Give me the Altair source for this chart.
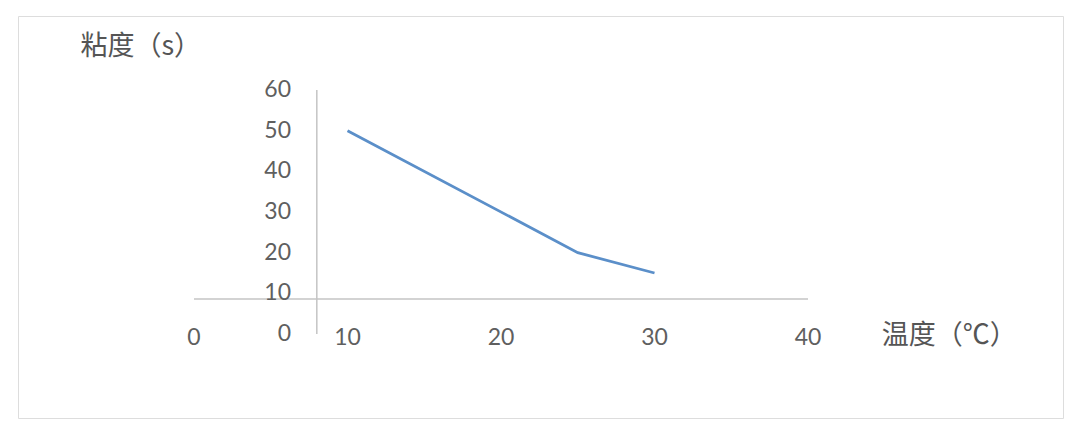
import altair as alt
import pandas as pd

# data
temps = [10, 25, 30]
visc = [50, 20, 15]
x_ticks = [0, 10, 20, 30, 40]
y_ticks = [0, 10, 20, 30, 40, 50, 60]
x_title = "温度（℃）"
y_title = "粘度（s）"

line_df = pd.DataFrame({"t": temps, "v": visc})
xt_df = pd.DataFrame({"t": x_ticks, "lab": [str(v) for v in x_ticks]})
yt_df = pd.DataFrame({"v": y_ticks, "lab": [str(v) for v in y_ticks]})
xaxis_df = pd.DataFrame({"t": [0], "t2": [40], "v": [8.6]})
yaxis_df = pd.DataFrame({"t": [8], "v": [0], "v2": [60]})
titles_df = pd.DataFrame({"t": [-7.4, 44.8], "v": [70.6, -0.5], "lab": [y_title, x_title]})

xs = alt.Scale(domain=[-11.466, 56.612], nice=False, zero=False)
ys = alt.Scale(domain=[-20.65, 78.19], nice=False, zero=False)
X = lambda f: alt.X(f, type="quantitative", scale=xs, axis=None)
Y = lambda f: alt.Y(f, type="quantitative", scale=ys, axis=None)

axis_color = "#c4c4c4"
text_color = "#5f5f5f"
font = "Lato"

x_line = alt.Chart(xaxis_df).mark_rule(color=axis_color, strokeWidth=1.5).encode(
    x=X("t"), x2="t2", y=Y("v"))
y_line = alt.Chart(yaxis_df).mark_rule(color=axis_color, strokeWidth=1.5).encode(
    x=X("t"), y=Y("v"), y2="v2")

series = alt.Chart(line_df).mark_line(color="#5b8fc9", strokeWidth=2.8).encode(
    x=X("t"), y=Y("v"))

x_labels = alt.Chart(xt_df).mark_text(
    font=font, fontSize=23, color=text_color, baseline="middle", align="center"
).encode(x=X("t"), y=alt.value(322), text="lab:N")

y_labels = alt.Chart(yt_df).mark_text(
    font=font, fontSize=23, color=text_color, baseline="middle", align="right"
).encode(x=alt.value(273), y=Y("v"), text="lab:N")

titles = alt.Chart(titles_df).mark_text(
    font="Noto Sans CJK SC", fontSize=27, color="#555555", baseline="middle", align="left"
).encode(x=X("t"), y=Y("v"), text="lab:N")

chart = alt.layer(x_line, y_line, series, x_labels, y_labels, titles).properties(
    width=1045, height=402,
    autosize=alt.AutoSizeParams(type="none"),
    padding={"left": 10, "top": 8, "right": 9, "bottom": 4},
).configure_view(stroke="#adbccb", strokeWidth=1.2).configure(background="white")

chart.save("out.html", embed_options={"renderer": "svg", "actions": False})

---------------

WORK TO BE COMPLETED> Reproduce the material word for word. Any pictures should be left out of the copy.

WRITTEN RESPONSE>
Give me the Altair source for this chart.
import altair as alt
import pandas as pd

# data
temps = [10, 25, 30]
visc = [50, 20, 15]
x_ticks = [0, 10, 20, 30, 40]
y_ticks = [0, 10, 20, 30, 40, 50, 60]
x_title = "温度（℃）"
y_title = "粘度（s）"

line_df = pd.DataFrame({"t": temps, "v": visc})
xt_df = pd.DataFrame({"t": x_ticks, "lab": [str(v) for v in x_ticks]})
yt_df = pd.DataFrame({"v": y_ticks, "lab": [str(v) for v in y_ticks]})
xaxis_df = pd.DataFrame({"t": [0], "t2": [40], "v": [8.6]})
yaxis_df = pd.DataFrame({"t": [8], "v": [0], "v2": [60]})
titles_df = pd.DataFrame({"t": [-7.4, 44.8], "v": [70.6, -0.5], "lab": [y_title, x_title]})

xs = alt.Scale(domain=[-11.466, 56.612], nice=False, zero=False)
ys = alt.Scale(domain=[-20.65, 78.19], nice=False, zero=False)
X = lambda f: alt.X(f, type="quantitative", scale=xs, axis=None)
Y = lambda f: alt.Y(f, type="quantitative", scale=ys, axis=None)

axis_color = "#c4c4c4"
text_color = "#5f5f5f"
font = "Lato"

x_line = alt.Chart(xaxis_df).mark_rule(color=axis_color, strokeWidth=1.5).encode(
    x=X("t"), x2="t2", y=Y("v"))
y_line = alt.Chart(yaxis_df).mark_rule(color=axis_color, strokeWidth=1.5).encode(
    x=X("t"), y=Y("v"), y2="v2")

series = alt.Chart(line_df).mark_line(color="#5b8fc9", strokeWidth=2.8).encode(
    x=X("t"), y=Y("v"))

x_labels = alt.Chart(xt_df).mark_text(
    font=font, fontSize=23, color=text_color, baseline="middle", align="center"
).encode(x=X("t"), y=alt.value(322), text="lab:N")

y_labels = alt.Chart(yt_df).mark_text(
    font=font, fontSize=23, color=text_color, baseline="middle", align="right"
).encode(x=alt.value(273), y=Y("v"), text="lab:N")

titles = alt.Chart(titles_df).mark_text(
    font="Noto Sans CJK SC", fontSize=27, color="#555555", baseline="middle", align="left"
).encode(x=X("t"), y=Y("v"), text="lab:N")

chart = alt.layer(x_line, y_line, series, x_labels, y_labels, titles).properties(
    width=1045, height=402,
    autosize=alt.AutoSizeParams(type="none"),
    padding={"left": 10, "top": 8, "right": 9, "bottom": 4},
).configure_view(stroke="#adbccb", strokeWidth=1.2).configure(background="white")

chart.save("out.html", embed_options={"renderer": "svg", "actions": False})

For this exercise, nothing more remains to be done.